荣睿盯一只股票已经盯了三个多月了,几乎算是从回国就盯,是一只校外教育的绩优股。他查看了以往的股价,基本在每年夏季和冬季两个时间段会有一些较大幅度的涨跌,最近的两个月正好是它的一个峰值期,荣睿持股时间不长,但是陆陆续续买进卖出已经有了翻倍的收益,等到了秋季平稳期,继续持股就会影响他的后续投资,所以打算抛掉。当然,还有另外一个原因,他从各类新闻中敏锐的发现了国家政策在校外教育方面的统筹,他几乎可以断定,很快,这只股就会跌到崩盘。

不过,他也没想到这么快。

上午十点,他全部卖出了自己的股份,正在研究另外一只白酒股票的时候,突然从电视里听到一个他熟悉的机构名字,那是中央台的一个记者在采访一个送孩子上大学的母亲,大概是问整个小、初、高时期的教育支出,那位妈妈说校内花的钱有限,但校外机构却花了至少二十万,在被问到主要在什么机构的时候,那位妈妈的回答被消音了,可是也不知道是无意还是有意,这个时候的背景音却出现了那个知名机构广泛传播的广告歌。

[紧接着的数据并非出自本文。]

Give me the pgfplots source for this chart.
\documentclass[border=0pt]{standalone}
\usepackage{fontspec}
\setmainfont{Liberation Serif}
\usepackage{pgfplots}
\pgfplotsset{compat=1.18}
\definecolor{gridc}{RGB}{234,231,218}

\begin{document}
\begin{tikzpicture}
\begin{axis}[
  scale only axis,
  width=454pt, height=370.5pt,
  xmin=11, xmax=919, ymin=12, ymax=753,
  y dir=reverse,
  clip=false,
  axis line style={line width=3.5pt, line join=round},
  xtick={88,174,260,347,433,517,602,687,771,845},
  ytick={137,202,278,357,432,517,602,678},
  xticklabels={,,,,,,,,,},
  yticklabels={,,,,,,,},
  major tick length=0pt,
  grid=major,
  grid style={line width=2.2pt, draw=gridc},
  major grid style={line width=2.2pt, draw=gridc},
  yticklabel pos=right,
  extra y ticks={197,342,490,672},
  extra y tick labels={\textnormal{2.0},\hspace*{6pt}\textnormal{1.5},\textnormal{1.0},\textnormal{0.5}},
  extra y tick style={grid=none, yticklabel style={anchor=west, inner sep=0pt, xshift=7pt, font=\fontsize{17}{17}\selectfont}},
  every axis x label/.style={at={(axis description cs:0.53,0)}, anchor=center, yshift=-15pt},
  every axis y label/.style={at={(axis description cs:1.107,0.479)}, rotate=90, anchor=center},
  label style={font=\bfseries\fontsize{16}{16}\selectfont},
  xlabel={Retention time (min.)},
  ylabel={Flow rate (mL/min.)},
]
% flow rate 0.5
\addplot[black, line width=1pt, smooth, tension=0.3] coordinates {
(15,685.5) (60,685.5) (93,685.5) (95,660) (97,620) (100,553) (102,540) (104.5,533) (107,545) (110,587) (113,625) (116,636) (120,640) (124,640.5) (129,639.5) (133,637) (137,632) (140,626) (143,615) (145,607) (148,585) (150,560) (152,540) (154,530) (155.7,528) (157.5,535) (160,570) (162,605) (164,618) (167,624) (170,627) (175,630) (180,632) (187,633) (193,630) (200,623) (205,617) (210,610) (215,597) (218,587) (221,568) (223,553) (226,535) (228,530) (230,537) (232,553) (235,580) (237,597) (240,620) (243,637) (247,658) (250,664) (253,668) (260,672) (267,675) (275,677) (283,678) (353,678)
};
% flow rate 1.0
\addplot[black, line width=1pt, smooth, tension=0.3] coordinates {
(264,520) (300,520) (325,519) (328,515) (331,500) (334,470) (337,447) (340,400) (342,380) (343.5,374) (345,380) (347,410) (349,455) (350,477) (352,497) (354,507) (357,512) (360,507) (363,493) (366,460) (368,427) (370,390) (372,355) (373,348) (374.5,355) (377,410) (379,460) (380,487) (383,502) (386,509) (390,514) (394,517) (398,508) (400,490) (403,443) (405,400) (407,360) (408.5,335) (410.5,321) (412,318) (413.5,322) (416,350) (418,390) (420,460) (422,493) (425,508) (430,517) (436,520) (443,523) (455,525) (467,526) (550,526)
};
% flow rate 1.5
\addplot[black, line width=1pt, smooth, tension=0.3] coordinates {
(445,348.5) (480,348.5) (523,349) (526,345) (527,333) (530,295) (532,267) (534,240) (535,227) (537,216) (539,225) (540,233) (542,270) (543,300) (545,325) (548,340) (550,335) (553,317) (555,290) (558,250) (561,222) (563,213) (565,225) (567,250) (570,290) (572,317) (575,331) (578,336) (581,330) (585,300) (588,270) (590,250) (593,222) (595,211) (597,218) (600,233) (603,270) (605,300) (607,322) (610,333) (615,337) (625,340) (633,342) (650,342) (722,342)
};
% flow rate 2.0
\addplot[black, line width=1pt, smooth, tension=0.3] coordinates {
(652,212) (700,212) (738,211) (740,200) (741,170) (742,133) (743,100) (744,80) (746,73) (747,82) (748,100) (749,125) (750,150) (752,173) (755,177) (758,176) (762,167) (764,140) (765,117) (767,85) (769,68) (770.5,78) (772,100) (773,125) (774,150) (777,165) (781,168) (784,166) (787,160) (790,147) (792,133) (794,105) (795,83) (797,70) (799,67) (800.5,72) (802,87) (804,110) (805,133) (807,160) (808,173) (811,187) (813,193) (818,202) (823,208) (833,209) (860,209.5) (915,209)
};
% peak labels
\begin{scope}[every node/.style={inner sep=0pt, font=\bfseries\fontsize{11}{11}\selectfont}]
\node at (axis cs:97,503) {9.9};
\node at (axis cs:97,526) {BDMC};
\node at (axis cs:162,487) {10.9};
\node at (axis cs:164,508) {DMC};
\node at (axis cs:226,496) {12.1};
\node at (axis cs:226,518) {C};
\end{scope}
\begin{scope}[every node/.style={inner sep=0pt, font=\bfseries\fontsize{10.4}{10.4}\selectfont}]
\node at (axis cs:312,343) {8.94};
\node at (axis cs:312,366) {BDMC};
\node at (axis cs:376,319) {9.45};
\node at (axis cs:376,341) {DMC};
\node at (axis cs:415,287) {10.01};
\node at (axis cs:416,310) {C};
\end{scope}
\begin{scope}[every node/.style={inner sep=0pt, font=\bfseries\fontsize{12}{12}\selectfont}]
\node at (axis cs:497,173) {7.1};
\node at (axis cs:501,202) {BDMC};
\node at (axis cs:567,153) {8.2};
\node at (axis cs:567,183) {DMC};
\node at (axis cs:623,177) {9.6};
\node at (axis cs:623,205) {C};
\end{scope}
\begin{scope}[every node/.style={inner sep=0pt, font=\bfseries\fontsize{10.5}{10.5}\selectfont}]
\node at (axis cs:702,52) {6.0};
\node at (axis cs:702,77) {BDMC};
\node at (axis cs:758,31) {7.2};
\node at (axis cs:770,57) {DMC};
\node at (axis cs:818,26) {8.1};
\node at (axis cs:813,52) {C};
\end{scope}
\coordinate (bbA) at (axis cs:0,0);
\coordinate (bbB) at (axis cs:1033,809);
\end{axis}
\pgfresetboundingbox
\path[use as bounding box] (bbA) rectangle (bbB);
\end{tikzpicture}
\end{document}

随后,画面一切,回到主持人和被采访的一个教育部官员,那位官员严肃的表示校外辅导机构必须严格管理,教育部将重拳出击,维护教育资源平衡,减轻家庭教育压力。

荣睿脑子里空了一下,他有一瞬间的茫然,不知道自己之前卖掉股票的那一手操作到底成没成功。他点开软件,快速刷新着持股信息,另一台显示屏上一直维持基本绿的那一只股票开始飘红,数字狂跌。荣睿一片慌乱,虽然他知道就算亏损了也不会对他的经济能力产生致命影响,可是如果在明明做出判断的情况下,却因为交易滞后的原因亏了那真是太憋屈了!

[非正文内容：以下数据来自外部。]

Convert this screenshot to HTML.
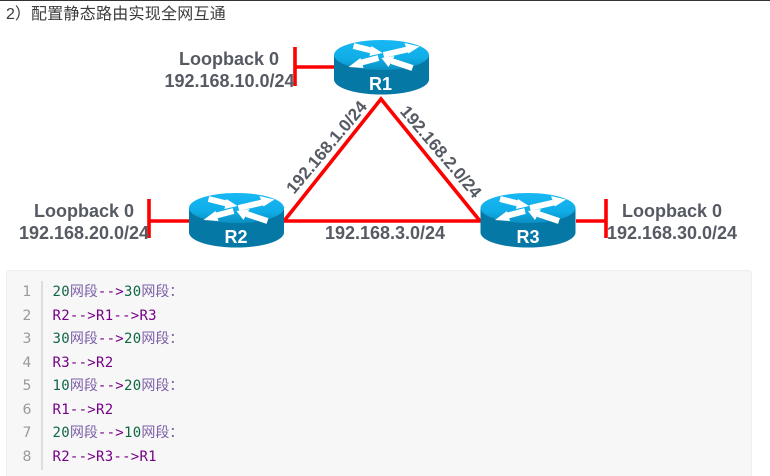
<!DOCTYPE html>
<html><head><meta charset="utf-8">
<style>
html,body{margin:0;padding:0;background:#fff;width:770px;height:476px;overflow:hidden}
svg{display:block;position:absolute;left:0;top:0}
.t{font-family:"Liberation Sans",sans-serif;font-weight:bold;font-size:18px;fill:#565a63}
.a{font-size:17.2px}
.c{font-family:"DejaVu Sans Mono","Noto Sans CJK SC",monospace;font-size:14px;letter-spacing:.27px}
.n{font-family:"DejaVu Sans",sans-serif;font-size:14px;fill:#999}
.g{fill:#116644}.p{fill:#770088}.z{fill:#7d5fa8;font-family:"Noto Sans CJK SC",sans-serif;font-size:14px;letter-spacing:0}
.r{font-family:"Liberation Sans",sans-serif;font-weight:bold;font-size:18px;fill:#fff}
</style></head><body>
<svg width="770" height="476" viewBox="0 0 770 476" xmlns="http://www.w3.org/2000/svg">
<defs>
<linearGradient id="top" x1="0" y1="0" x2="0" y2="1"><stop offset="0" stop-color="#17b8f4"/><stop offset="0.6" stop-color="#10aee8"/><stop offset="1" stop-color="#0a8fc2"/></linearGradient>
<g id="router">
<path d="M-47.5 15 V39.5 A47.5 15 0 0 0 47.5 39.5 V15 Z" fill="#0678a5"/>
<ellipse cx="0" cy="15" rx="47.5" ry="15" fill="url(#top)"/>
<g fill="#fff" stroke="none">
<path d="M-28 6 L-8 11" stroke="#fff" stroke-width="6" fill="none"/>
<path d="M1 13 L-10 6 L-12 16 Z"/>
<path d="M2 15 L28 9" stroke="#fff" stroke-width="6" fill="none"/>
<path d="M38 6.5 L23 3 L27 13.5 Z"/>
<path d="M-3 18 L-22 23" stroke="#fff" stroke-width="6" fill="none"/>
<path d="M-33 27 L-21 18 L-18 28 Z"/>
<path d="M31 28 L10 21" stroke="#fff" stroke-width="6" fill="none"/>
<path d="M0 18 L13 16 L7 27 Z"/>
</g>
</g>
</defs>
<rect x="0" y="0" width="770" height="1" fill="#333"/>
<text x="6" y="19" font-family="'Liberation Sans','Noto Sans CJK SC',sans-serif" font-size="16" fill="#3c3c3c">2）</text>
<text x="31" y="19" font-family="'Liberation Sans','Noto Sans CJK SC',sans-serif" font-size="16" letter-spacing=".25" fill="#3c3c3c">配置静态路由实现全网互通</text>

<g stroke="#ff0000" fill="none" stroke-width="3.6">
<path d="M284 221 L381 99 L480 221 Z"/>
<path d="M295 47 V86 M295 67 H334"/>
<path d="M149 199 V238 M149 221 H189"/>
<path d="M606 199 V238 M576 221 H606"/>
</g>

<use href="#router" x="381.5" y="40"/>
<use href="#router" x="236.5" y="193"/>
<use href="#router" x="528" y="193"/>
<text class="r" x="380.5" y="90" text-anchor="middle">R1</text>
<text class="r" x="236" y="243" text-anchor="middle">R2</text>
<text class="r" x="528" y="243" text-anchor="middle">R3</text>

<text class="t" x="229" y="65" text-anchor="middle">Loopback 0</text>
<text class="t" x="229.5" y="87" text-anchor="middle">192.168.10.0/24</text>
<text class="t" x="84" y="217" text-anchor="middle">Loopback 0</text>
<text class="t" x="84" y="239" text-anchor="middle">192.168.20.0/24</text>
<text class="t" x="672" y="217" text-anchor="middle">Loopback 0</text>
<text class="t" x="672" y="239" text-anchor="middle">192.168.30.0/24</text>
<text class="t" x="385" y="239" text-anchor="middle">192.168.3.0/24</text>
<text class="t a" text-anchor="middle" transform="translate(331 151) rotate(-50)">192.168.1.0/24</text>
<text class="t a" text-anchor="middle" transform="translate(436.5 155.5) rotate(49.5)">192.168.2.0/24</text>

<rect x="6.5" y="270.5" width="745" height="220" rx="3" fill="#f7f7f7" stroke="#eeeeee"/>
<rect x="41" y="281" width="2" height="189" fill="#dddddd"/>

<g class="n" text-anchor="middle">
<text x="27" y="296">1</text><text x="27" y="320">2</text><text x="27" y="343">3</text><text x="27" y="367">4</text>
<text x="27" y="390">5</text><text x="27" y="414">6</text><text x="27" y="437">7</text><text x="27" y="461">8</text>
</g>
<g class="c">
<text x="52.5" y="296"><tspan class="g">20</tspan><tspan class="z">网段</tspan><tspan class="p">--&gt;</tspan><tspan class="g">30</tspan><tspan class="z">网段：</tspan></text>
<text x="52.5" y="320" class="p">R2--&gt;R1--&gt;R3</text>
<text x="52.5" y="343"><tspan class="g">30</tspan><tspan class="z">网段</tspan><tspan class="p">--&gt;</tspan><tspan class="g">20</tspan><tspan class="z">网段：</tspan></text>
<text x="52.5" y="367" class="p">R3--&gt;R2</text>
<text x="52.5" y="390"><tspan class="g">10</tspan><tspan class="z">网段</tspan><tspan class="p">--&gt;</tspan><tspan class="g">20</tspan><tspan class="z">网段：</tspan></text>
<text x="52.5" y="414" class="p">R1--&gt;R2</text>
<text x="52.5" y="437"><tspan class="g">20</tspan><tspan class="z">网段</tspan><tspan class="p">--&gt;</tspan><tspan class="g">10</tspan><tspan class="z">网段：</tspan></text>
<text x="52.5" y="461" class="p">R2--&gt;R3--&gt;R1</text>
</g>
</svg>
</body></html>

幸好,在第三次刷新页面出来之后,荣睿看到自己那一只股票已经在高点卖出了!

荣睿推着桌子任转椅向后滑开,站起来喊了一声,心里志得意满,甚至比他在华尔街操盘的时候还要爽,爽到他毫不关心接下来的股市反应,只想去俱乐部里跟童尘好好打一炮!